» TASK TO CARRY OUT:
Set down, exactly as written, the lines from the top of the data to the line that holds "XAxis, YAxis, ReferenceLine", and omit the pictures.
====== COLLECTED MATERIAL ======
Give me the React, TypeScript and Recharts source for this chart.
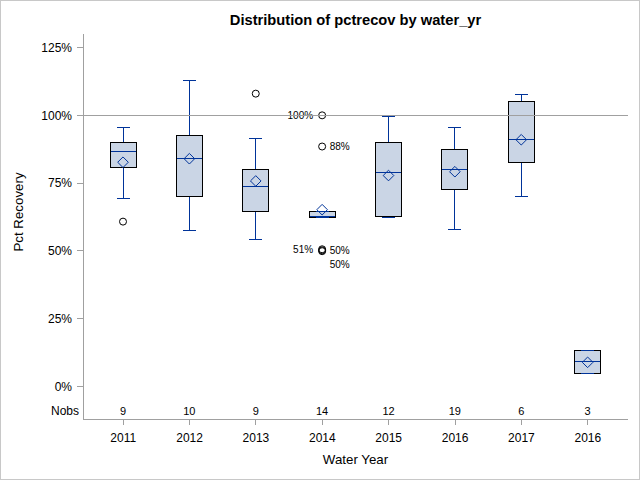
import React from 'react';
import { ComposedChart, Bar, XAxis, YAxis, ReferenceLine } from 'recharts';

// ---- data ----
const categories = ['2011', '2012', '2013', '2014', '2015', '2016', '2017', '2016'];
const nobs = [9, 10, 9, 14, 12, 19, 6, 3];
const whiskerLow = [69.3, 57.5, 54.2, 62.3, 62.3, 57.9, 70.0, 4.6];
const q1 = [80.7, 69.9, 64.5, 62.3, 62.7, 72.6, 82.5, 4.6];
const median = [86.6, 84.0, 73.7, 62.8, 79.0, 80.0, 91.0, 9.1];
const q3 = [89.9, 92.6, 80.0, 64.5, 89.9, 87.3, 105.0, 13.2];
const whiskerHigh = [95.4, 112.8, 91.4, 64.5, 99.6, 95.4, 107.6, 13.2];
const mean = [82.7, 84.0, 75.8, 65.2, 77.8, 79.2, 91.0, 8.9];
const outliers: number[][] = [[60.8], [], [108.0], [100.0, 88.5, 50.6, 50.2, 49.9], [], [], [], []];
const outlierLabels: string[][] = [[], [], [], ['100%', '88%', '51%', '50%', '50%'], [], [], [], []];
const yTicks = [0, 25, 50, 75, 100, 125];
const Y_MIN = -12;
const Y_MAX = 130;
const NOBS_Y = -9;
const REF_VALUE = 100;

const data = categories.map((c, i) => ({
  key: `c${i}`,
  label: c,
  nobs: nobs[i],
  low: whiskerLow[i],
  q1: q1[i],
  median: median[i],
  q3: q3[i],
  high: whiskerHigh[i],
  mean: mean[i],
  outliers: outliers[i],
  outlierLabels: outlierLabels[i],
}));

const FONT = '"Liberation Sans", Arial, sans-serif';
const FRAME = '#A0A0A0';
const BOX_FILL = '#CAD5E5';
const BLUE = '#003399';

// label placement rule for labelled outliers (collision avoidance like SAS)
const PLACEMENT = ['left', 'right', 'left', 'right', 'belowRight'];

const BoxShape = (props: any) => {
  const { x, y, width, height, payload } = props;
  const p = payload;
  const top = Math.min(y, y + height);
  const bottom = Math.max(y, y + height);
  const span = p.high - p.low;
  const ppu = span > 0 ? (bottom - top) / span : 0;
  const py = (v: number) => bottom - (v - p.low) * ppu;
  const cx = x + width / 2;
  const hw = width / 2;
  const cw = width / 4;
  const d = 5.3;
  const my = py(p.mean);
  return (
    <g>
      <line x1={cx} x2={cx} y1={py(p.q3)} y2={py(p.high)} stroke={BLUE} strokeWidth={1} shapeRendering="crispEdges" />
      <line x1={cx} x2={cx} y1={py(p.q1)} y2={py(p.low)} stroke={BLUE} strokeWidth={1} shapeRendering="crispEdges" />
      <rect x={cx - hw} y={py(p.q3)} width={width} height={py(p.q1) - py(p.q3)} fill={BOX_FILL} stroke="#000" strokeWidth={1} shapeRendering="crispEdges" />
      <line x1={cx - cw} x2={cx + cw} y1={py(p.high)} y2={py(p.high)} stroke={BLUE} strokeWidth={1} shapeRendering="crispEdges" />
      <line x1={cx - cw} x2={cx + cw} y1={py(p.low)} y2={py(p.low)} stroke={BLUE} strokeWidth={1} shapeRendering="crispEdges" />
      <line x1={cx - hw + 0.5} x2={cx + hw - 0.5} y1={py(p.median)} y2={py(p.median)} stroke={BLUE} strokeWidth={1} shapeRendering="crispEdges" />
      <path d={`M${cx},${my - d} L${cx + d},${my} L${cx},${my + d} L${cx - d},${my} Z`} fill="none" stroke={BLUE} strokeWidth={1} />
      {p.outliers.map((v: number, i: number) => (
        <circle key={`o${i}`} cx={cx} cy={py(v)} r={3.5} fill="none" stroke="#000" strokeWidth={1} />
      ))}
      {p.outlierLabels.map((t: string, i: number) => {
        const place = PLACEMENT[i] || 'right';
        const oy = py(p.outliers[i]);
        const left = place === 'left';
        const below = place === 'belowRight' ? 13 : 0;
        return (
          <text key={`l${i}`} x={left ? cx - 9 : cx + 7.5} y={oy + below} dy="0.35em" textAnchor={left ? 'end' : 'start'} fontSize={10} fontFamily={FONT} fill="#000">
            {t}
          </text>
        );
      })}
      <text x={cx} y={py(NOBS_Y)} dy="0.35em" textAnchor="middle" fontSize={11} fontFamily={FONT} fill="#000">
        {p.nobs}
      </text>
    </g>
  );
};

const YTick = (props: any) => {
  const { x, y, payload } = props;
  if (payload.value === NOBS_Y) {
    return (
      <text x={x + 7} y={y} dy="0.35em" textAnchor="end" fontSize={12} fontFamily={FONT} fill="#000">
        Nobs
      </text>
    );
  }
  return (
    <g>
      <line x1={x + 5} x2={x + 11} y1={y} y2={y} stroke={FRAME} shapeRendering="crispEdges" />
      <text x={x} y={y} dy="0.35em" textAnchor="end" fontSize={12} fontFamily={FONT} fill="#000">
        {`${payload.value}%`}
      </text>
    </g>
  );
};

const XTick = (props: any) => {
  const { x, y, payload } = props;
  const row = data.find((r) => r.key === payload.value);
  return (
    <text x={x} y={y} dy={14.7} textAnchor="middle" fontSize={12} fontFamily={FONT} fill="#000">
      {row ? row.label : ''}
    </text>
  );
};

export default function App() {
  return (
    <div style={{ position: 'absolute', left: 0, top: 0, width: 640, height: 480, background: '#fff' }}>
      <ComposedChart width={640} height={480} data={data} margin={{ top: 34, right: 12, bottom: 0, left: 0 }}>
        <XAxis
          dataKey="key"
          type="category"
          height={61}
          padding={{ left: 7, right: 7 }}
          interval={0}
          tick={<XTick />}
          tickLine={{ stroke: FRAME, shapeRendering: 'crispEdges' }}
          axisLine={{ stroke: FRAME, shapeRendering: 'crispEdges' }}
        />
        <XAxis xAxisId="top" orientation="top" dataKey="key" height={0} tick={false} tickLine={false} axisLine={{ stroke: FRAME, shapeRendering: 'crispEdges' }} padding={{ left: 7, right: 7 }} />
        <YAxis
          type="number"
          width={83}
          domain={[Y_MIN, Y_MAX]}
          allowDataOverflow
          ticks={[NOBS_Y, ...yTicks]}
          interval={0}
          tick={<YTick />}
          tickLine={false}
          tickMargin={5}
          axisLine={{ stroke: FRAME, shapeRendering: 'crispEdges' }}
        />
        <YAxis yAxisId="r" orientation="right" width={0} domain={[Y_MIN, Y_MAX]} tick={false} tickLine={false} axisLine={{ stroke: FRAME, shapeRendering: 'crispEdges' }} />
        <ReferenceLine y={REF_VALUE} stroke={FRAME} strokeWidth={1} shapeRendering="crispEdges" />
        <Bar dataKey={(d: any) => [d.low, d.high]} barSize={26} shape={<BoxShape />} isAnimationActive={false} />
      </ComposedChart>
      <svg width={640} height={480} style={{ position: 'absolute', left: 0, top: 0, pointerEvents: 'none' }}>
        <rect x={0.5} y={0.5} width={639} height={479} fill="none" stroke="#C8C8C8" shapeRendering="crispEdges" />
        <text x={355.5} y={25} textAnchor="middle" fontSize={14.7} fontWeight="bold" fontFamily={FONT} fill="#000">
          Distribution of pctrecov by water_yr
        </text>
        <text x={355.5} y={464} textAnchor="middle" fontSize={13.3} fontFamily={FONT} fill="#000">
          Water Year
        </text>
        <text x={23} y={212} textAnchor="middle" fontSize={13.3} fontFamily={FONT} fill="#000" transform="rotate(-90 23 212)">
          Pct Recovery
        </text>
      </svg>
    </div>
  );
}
======
» EXERCISE RESULT:
Give me the React, TypeScript and Recharts source for this chart.
import React from 'react';
import { ComposedChart, Bar, XAxis, YAxis, ReferenceLine } from 'recharts';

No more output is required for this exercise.